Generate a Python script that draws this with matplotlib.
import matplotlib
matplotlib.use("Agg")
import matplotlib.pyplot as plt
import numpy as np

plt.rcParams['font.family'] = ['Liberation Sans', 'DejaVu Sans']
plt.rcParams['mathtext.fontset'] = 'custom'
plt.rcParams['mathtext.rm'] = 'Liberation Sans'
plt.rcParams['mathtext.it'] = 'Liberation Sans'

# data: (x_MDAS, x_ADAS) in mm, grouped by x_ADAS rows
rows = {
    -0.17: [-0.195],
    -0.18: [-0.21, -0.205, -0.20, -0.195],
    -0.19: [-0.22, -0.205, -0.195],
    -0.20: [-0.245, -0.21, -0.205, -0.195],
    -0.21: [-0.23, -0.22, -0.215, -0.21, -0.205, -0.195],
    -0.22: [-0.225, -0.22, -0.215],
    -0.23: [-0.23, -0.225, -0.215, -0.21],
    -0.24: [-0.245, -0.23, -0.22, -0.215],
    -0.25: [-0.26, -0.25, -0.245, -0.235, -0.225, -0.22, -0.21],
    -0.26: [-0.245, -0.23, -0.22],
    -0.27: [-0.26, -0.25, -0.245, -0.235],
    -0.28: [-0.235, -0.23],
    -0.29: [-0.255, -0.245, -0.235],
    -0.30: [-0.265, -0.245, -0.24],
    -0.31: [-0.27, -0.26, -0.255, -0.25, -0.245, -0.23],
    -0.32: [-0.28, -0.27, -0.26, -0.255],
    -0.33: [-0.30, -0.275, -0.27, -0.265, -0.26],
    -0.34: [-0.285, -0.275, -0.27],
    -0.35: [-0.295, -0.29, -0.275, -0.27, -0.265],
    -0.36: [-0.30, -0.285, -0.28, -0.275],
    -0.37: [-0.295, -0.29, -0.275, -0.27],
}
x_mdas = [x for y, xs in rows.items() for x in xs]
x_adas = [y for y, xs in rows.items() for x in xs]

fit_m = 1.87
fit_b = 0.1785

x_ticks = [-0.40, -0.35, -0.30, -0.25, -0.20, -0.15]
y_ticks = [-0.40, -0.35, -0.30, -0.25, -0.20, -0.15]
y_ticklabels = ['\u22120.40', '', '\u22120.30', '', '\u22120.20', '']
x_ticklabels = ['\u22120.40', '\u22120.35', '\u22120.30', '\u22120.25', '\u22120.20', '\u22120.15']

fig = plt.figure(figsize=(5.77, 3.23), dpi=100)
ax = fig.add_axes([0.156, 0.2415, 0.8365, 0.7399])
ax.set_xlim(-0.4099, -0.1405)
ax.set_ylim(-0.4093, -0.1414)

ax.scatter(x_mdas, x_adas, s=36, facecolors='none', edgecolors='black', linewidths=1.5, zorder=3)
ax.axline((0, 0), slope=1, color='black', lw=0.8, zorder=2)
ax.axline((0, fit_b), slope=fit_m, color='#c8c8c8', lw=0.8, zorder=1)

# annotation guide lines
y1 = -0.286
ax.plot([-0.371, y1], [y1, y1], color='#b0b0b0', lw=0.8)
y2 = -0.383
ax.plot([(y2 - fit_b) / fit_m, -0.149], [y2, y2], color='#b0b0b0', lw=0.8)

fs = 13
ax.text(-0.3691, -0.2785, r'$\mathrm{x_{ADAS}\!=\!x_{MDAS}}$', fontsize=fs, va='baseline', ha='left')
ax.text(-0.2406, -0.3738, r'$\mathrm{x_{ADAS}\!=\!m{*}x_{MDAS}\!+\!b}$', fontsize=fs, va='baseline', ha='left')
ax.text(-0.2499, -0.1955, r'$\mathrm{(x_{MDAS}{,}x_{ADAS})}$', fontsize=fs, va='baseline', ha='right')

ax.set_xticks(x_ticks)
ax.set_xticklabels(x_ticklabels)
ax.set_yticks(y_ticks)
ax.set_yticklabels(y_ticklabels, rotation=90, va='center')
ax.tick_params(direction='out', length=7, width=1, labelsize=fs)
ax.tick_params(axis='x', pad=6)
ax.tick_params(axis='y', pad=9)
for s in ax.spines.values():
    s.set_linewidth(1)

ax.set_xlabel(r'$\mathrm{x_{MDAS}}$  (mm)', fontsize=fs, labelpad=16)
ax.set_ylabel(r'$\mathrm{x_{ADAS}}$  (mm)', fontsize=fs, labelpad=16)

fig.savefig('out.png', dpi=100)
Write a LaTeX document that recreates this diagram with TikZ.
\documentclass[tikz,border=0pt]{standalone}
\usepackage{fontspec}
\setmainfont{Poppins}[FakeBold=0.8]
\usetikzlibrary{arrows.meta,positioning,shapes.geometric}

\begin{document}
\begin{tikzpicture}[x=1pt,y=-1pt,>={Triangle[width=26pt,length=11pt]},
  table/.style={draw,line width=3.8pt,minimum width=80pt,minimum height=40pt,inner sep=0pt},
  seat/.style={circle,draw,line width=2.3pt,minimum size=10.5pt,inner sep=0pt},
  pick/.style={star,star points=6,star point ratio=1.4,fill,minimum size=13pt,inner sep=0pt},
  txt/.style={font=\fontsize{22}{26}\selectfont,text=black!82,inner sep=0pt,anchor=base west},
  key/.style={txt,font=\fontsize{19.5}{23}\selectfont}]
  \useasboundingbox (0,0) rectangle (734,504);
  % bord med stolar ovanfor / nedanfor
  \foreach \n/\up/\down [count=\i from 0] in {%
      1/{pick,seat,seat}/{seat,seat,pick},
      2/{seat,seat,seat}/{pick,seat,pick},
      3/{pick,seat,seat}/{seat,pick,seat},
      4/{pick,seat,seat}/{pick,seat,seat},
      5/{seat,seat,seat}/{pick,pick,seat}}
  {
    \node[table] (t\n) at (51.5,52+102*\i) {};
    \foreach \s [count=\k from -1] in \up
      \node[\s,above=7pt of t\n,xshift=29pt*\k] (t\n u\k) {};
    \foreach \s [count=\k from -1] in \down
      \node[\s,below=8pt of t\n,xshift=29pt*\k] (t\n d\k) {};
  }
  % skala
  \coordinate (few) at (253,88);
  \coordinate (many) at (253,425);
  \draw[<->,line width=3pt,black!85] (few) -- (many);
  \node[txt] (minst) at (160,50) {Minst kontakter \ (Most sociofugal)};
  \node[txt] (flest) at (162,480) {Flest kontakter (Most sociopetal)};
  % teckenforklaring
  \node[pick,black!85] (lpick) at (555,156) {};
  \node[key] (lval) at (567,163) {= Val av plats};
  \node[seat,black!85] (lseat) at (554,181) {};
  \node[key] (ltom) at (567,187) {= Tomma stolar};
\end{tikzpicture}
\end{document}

GOAL →
Write out the data again, exactly and in full.

RESULT OF THIS TASK →
Generate a Python script that draws this with matplotlib.
import matplotlib
matplotlib.use("Agg")
import matplotlib.pyplot as plt
import numpy as np

plt.rcParams['font.family'] = ['Liberation Sans', 'DejaVu Sans']
plt.rcParams['mathtext.fontset'] = 'custom'
plt.rcParams['mathtext.rm'] = 'Liberation Sans'
plt.rcParams['mathtext.it'] = 'Liberation Sans'

# data: (x_MDAS, x_ADAS) in mm, grouped by x_ADAS rows
rows = {
    -0.17: [-0.195],
    -0.18: [-0.21, -0.205, -0.20, -0.195],
    -0.19: [-0.22, -0.205, -0.195],
    -0.20: [-0.245, -0.21, -0.205, -0.195],
    -0.21: [-0.23, -0.22, -0.215, -0.21, -0.205, -0.195],
    -0.22: [-0.225, -0.22, -0.215],
    -0.23: [-0.23, -0.225, -0.215, -0.21],
    -0.24: [-0.245, -0.23, -0.22, -0.215],
    -0.25: [-0.26, -0.25, -0.245, -0.235, -0.225, -0.22, -0.21],
    -0.26: [-0.245, -0.23, -0.22],
    -0.27: [-0.26, -0.25, -0.245, -0.235],
    -0.28: [-0.235, -0.23],
    -0.29: [-0.255, -0.245, -0.235],
    -0.30: [-0.265, -0.245, -0.24],
    -0.31: [-0.27, -0.26, -0.255, -0.25, -0.245, -0.23],
    -0.32: [-0.28, -0.27, -0.26, -0.255],
    -0.33: [-0.30, -0.275, -0.27, -0.265, -0.26],
    -0.34: [-0.285, -0.275, -0.27],
    -0.35: [-0.295, -0.29, -0.275, -0.27, -0.265],
    -0.36: [-0.30, -0.285, -0.28, -0.275],
    -0.37: [-0.295, -0.29, -0.275, -0.27],
}
x_mdas = [x for y, xs in rows.items() for x in xs]
x_adas = [y for y, xs in rows.items() for x in xs]

fit_m = 1.87
fit_b = 0.1785

x_ticks = [-0.40, -0.35, -0.30, -0.25, -0.20, -0.15]
y_ticks = [-0.40, -0.35, -0.30, -0.25, -0.20, -0.15]
y_ticklabels = ['\u22120.40', '', '\u22120.30', '', '\u22120.20', '']
x_ticklabels = ['\u22120.40', '\u22120.35', '\u22120.30', '\u22120.25', '\u22120.20', '\u22120.15']

fig = plt.figure(figsize=(5.77, 3.23), dpi=100)
ax = fig.add_axes([0.156, 0.2415, 0.8365, 0.7399])
ax.set_xlim(-0.4099, -0.1405)
ax.set_ylim(-0.4093, -0.1414)

ax.scatter(x_mdas, x_adas, s=36, facecolors='none', edgecolors='black', linewidths=1.5, zorder=3)
ax.axline((0, 0), slope=1, color='black', lw=0.8, zorder=2)
ax.axline((0, fit_b), slope=fit_m, color='#c8c8c8', lw=0.8, zorder=1)

# annotation guide lines
y1 = -0.286
ax.plot([-0.371, y1], [y1, y1], color='#b0b0b0', lw=0.8)
y2 = -0.383
ax.plot([(y2 - fit_b) / fit_m, -0.149], [y2, y2], color='#b0b0b0', lw=0.8)

fs = 13
ax.text(-0.3691, -0.2785, r'$\mathrm{x_{ADAS}\!=\!x_{MDAS}}$', fontsize=fs, va='baseline', ha='left')
ax.text(-0.2406, -0.3738, r'$\mathrm{x_{ADAS}\!=\!m{*}x_{MDAS}\!+\!b}$', fontsize=fs, va='baseline', ha='left')
ax.text(-0.2499, -0.1955, r'$\mathrm{(x_{MDAS}{,}x_{ADAS})}$', fontsize=fs, va='baseline', ha='right')

ax.set_xticks(x_ticks)
ax.set_xticklabels(x_ticklabels)
ax.set_yticks(y_ticks)
ax.set_yticklabels(y_ticklabels, rotation=90, va='center')
ax.tick_params(direction='out', length=7, width=1, labelsize=fs)
ax.tick_params(axis='x', pad=6)
ax.tick_params(axis='y', pad=9)
for s in ax.spines.values():
    s.set_linewidth(1)

ax.set_xlabel(r'$\mathrm{x_{MDAS}}$  (mm)', fontsize=fs, labelpad=16)
ax.set_ylabel(r'$\mathrm{x_{ADAS}}$  (mm)', fontsize=fs, labelpad=16)

fig.savefig('out.png', dpi=100)
Write a LaTeX document that recreates this diagram with TikZ.
\documentclass[tikz,border=0pt]{standalone}
\usepackage{fontspec}
\setmainfont{Poppins}[FakeBold=0.8]
\usetikzlibrary{arrows.meta,positioning,shapes.geometric}

\begin{document}
\begin{tikzpicture}[x=1pt,y=-1pt,>={Triangle[width=26pt,length=11pt]},
  table/.style={draw,line width=3.8pt,minimum width=80pt,minimum height=40pt,inner sep=0pt},
  seat/.style={circle,draw,line width=2.3pt,minimum size=10.5pt,inner sep=0pt},
  pick/.style={star,star points=6,star point ratio=1.4,fill,minimum size=13pt,inner sep=0pt},
  txt/.style={font=\fontsize{22}{26}\selectfont,text=black!82,inner sep=0pt,anchor=base west},
  key/.style={txt,font=\fontsize{19.5}{23}\selectfont}]
  \useasboundingbox (0,0) rectangle (734,504);
  % bord med stolar ovanfor / nedanfor
  \foreach \n/\up/\down [count=\i from 0] in {%
      1/{pick,seat,seat}/{seat,seat,pick},
      2/{seat,seat,seat}/{pick,seat,pick},
      3/{pick,seat,seat}/{seat,pick,seat},
      4/{pick,seat,seat}/{pick,seat,seat},
      5/{seat,seat,seat}/{pick,pick,seat}}
  {
    \node[table] (t\n) at (51.5,52+102*\i) {};
    \foreach \s [count=\k from -1] in \up
      \node[\s,above=7pt of t\n,xshift=29pt*\k] (t\n u\k) {};
    \foreach \s [count=\k from -1] in \down
      \node[\s,below=8pt of t\n,xshift=29pt*\k] (t\n d\k) {};
  }
  % skala
  \coordinate (few) at (253,88);
  \coordinate (many) at (253,425);
  \draw[<->,line width=3pt,black!85] (few) -- (many);
  \node[txt] (minst) at (160,50) {Minst kontakter \ (Most sociofugal)};
  \node[txt] (flest) at (162,480) {Flest kontakter (Most sociopetal)};
  % teckenforklaring
  \node[pick,black!85] (lpick) at (555,156) {};
  \node[key] (lval) at (567,163) {= Val av plats};
  \node[seat,black!85] (lseat) at (554,181) {};
  \node[key] (ltom) at (567,187) {= Tomma stolar};
\end{tikzpicture}
\end{document}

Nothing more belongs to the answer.